• Instructions for the task
Among the lines of data below, reproduce only those from the one with "Recreate this image" through the one with "var xTicks = [1, 1.1, 1.2, 1.3, 1.4, 1.5, 1.6, 1.7];", exactly as they stand, both ends included.

◆ ◆ ◆

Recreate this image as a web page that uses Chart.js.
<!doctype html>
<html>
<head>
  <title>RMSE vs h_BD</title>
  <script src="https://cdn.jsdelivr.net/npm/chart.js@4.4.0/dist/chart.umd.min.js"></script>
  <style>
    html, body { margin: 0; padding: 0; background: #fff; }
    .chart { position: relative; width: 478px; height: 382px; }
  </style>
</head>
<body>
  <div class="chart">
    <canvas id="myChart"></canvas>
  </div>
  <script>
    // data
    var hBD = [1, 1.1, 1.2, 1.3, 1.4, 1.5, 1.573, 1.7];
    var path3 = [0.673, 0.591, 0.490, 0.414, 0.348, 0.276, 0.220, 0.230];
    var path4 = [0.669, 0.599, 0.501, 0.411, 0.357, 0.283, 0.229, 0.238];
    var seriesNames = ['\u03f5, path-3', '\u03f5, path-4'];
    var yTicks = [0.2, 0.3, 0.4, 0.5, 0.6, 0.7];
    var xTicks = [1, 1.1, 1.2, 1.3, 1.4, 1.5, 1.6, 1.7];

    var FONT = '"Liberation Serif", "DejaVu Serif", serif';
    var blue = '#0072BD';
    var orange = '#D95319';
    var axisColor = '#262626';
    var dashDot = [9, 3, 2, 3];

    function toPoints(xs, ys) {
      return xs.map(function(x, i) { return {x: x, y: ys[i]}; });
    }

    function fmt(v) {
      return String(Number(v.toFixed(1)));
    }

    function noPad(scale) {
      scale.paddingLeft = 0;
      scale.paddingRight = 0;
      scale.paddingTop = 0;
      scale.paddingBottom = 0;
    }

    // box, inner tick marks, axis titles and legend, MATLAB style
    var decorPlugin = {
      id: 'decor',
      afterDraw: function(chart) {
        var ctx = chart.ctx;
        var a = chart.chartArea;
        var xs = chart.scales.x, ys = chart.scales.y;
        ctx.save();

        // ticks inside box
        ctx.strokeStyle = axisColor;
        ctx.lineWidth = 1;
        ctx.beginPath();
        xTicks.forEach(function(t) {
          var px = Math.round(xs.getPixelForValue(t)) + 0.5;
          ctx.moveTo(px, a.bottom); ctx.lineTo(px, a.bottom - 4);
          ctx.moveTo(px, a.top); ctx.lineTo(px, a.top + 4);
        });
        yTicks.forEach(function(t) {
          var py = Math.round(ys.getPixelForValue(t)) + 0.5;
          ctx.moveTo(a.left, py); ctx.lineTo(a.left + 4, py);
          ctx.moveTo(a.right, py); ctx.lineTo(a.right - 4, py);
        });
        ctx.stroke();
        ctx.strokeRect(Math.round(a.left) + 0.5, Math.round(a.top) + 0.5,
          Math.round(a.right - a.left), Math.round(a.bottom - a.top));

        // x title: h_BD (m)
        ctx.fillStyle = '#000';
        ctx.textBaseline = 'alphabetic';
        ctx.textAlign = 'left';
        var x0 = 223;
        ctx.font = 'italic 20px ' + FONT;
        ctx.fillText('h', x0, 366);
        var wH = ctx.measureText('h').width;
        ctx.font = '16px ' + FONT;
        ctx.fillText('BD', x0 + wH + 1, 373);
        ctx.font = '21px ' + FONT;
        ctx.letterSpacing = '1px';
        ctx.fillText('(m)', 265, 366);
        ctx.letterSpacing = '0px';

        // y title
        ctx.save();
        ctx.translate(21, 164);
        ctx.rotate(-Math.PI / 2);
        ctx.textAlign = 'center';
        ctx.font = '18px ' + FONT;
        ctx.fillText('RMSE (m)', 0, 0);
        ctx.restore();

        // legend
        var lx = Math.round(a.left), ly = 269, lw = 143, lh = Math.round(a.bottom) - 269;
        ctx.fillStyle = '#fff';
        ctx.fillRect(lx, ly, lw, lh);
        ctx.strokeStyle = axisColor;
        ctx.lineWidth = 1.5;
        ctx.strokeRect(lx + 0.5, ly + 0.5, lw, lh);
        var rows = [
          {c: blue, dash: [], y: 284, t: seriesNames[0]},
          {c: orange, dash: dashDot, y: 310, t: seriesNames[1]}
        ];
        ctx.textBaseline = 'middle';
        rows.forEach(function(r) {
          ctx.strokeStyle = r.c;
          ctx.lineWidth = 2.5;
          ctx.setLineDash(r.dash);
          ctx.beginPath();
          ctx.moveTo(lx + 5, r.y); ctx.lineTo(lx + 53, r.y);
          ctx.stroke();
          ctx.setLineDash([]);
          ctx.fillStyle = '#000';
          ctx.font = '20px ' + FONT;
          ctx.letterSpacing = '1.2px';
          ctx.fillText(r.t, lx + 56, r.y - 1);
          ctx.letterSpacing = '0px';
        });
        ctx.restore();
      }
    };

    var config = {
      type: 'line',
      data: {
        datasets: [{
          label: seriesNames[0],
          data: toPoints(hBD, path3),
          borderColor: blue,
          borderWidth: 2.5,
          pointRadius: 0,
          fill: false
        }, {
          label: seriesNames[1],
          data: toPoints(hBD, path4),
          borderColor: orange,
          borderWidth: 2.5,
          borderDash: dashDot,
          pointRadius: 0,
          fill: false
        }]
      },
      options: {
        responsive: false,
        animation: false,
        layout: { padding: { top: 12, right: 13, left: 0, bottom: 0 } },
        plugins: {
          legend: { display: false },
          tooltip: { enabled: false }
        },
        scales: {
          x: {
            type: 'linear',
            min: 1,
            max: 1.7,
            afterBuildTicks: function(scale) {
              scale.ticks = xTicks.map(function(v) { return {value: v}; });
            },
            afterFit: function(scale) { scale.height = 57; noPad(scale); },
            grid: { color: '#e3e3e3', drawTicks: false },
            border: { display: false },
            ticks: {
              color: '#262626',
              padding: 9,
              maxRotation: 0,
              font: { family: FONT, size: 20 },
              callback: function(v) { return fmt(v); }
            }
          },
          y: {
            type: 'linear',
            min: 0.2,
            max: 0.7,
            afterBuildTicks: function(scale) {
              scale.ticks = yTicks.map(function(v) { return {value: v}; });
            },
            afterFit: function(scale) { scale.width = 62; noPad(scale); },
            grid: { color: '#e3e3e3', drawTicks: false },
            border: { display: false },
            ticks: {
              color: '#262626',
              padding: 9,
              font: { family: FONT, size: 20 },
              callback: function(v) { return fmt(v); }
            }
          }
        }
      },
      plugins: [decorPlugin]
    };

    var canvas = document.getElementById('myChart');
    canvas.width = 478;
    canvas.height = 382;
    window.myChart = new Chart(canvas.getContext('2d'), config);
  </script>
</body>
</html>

◆ ◆ ◆

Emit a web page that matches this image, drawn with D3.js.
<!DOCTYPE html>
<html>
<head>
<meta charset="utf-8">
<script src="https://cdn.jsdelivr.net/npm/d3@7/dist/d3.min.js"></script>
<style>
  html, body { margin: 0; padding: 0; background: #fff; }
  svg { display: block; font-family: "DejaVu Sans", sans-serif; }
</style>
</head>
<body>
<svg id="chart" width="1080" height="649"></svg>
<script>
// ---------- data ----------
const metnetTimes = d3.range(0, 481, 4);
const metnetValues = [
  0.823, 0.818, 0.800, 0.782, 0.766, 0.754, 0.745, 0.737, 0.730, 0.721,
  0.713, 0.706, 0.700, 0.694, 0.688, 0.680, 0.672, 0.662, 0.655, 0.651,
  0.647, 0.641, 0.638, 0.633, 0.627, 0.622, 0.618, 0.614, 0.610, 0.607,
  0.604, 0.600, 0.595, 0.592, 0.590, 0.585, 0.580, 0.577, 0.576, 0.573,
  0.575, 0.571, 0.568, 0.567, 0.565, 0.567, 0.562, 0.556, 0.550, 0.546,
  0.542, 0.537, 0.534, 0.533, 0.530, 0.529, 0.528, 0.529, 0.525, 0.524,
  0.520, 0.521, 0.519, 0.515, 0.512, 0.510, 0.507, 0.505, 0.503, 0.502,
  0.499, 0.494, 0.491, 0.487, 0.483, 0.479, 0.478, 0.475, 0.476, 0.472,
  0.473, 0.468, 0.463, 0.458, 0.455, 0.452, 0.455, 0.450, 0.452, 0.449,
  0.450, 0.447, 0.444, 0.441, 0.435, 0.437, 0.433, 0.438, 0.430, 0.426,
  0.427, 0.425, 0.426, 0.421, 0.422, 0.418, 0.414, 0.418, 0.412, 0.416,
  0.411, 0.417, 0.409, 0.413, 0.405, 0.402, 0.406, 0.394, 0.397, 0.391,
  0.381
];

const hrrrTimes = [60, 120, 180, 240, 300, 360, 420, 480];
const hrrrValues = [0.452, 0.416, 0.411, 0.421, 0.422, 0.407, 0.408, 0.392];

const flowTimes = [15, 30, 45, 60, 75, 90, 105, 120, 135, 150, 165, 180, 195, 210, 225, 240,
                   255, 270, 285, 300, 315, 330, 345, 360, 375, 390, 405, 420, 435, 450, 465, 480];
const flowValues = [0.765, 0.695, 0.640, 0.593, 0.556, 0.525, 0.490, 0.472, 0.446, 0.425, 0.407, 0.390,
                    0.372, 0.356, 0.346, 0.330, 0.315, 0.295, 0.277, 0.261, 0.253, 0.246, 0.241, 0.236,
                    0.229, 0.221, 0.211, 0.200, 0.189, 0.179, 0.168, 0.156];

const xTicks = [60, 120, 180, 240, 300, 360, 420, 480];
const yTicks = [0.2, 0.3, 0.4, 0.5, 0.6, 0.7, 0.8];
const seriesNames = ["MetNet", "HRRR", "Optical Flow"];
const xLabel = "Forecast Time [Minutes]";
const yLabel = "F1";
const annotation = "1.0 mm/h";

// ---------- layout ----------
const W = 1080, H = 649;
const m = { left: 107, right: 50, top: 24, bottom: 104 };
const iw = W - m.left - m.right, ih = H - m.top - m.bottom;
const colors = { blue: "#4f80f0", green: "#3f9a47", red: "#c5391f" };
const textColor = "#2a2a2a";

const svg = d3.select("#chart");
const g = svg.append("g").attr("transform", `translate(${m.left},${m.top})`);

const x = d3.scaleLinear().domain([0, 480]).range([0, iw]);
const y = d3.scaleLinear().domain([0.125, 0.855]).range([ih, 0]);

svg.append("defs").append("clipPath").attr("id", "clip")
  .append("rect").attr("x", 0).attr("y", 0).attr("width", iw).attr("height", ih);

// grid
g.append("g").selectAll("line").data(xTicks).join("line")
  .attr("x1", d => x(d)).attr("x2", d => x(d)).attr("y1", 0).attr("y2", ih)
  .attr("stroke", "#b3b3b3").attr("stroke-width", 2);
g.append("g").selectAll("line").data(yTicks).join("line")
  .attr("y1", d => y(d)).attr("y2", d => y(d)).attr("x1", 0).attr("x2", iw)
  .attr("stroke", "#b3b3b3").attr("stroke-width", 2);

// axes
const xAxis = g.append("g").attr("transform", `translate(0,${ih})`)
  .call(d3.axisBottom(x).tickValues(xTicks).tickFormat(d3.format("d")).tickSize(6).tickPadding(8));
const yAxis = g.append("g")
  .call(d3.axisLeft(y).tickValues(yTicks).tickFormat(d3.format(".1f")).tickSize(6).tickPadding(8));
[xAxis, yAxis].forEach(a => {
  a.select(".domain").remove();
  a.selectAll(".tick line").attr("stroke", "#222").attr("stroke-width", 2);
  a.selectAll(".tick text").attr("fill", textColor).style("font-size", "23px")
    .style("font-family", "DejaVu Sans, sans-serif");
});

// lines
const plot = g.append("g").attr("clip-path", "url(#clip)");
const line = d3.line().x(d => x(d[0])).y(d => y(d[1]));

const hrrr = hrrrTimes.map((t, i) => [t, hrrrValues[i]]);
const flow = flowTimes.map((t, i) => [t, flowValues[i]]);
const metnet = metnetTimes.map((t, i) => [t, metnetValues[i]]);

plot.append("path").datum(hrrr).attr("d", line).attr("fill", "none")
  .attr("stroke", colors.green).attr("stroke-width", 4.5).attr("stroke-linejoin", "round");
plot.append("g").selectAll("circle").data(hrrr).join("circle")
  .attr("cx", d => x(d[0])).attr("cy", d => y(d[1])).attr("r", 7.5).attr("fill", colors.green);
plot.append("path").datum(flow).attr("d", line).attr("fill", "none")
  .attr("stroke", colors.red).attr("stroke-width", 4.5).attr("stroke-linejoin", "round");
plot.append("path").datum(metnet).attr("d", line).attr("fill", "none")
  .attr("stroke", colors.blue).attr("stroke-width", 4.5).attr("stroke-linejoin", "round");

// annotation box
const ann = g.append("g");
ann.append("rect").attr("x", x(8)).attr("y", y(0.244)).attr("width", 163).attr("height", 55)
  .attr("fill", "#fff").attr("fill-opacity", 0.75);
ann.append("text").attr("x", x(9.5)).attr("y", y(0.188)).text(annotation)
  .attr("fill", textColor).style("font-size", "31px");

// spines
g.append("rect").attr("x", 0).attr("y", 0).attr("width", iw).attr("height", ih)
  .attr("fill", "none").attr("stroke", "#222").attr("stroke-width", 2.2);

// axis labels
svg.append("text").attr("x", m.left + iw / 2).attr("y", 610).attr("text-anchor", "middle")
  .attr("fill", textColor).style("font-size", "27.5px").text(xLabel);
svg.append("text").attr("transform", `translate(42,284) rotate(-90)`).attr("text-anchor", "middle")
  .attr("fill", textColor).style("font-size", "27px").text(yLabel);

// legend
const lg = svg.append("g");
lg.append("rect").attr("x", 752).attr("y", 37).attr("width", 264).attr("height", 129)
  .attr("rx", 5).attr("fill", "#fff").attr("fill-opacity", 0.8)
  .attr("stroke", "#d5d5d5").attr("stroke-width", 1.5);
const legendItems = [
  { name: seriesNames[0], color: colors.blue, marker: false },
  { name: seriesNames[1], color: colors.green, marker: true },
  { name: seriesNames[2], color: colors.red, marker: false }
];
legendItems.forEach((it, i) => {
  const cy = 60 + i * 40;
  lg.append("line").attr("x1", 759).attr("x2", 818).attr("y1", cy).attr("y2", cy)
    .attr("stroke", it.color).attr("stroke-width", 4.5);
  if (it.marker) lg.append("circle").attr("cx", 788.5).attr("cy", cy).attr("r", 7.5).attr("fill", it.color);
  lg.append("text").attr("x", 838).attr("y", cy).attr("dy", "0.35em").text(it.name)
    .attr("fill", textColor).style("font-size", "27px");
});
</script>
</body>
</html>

◆ ◆ ◆

• Output for this task
Recreate this image as a web page that uses Chart.js.
<!doctype html>
<html>
<head>
  <title>RMSE vs h_BD</title>
  <script src="https://cdn.jsdelivr.net/npm/chart.js@4.4.0/dist/chart.umd.min.js"></script>
  <style>
    html, body { margin: 0; padding: 0; background: #fff; }
    .chart { position: relative; width: 478px; height: 382px; }
  </style>
</head>
<body>
  <div class="chart">
    <canvas id="myChart"></canvas>
  </div>
  <script>
    // data
    var hBD = [1, 1.1, 1.2, 1.3, 1.4, 1.5, 1.573, 1.7];
    var path3 = [0.673, 0.591, 0.490, 0.414, 0.348, 0.276, 0.220, 0.230];
    var path4 = [0.669, 0.599, 0.501, 0.411, 0.357, 0.283, 0.229, 0.238];
    var seriesNames = ['\u03f5, path-3', '\u03f5, path-4'];
    var yTicks = [0.2, 0.3, 0.4, 0.5, 0.6, 0.7];
    var xTicks = [1, 1.1, 1.2, 1.3, 1.4, 1.5, 1.6, 1.7];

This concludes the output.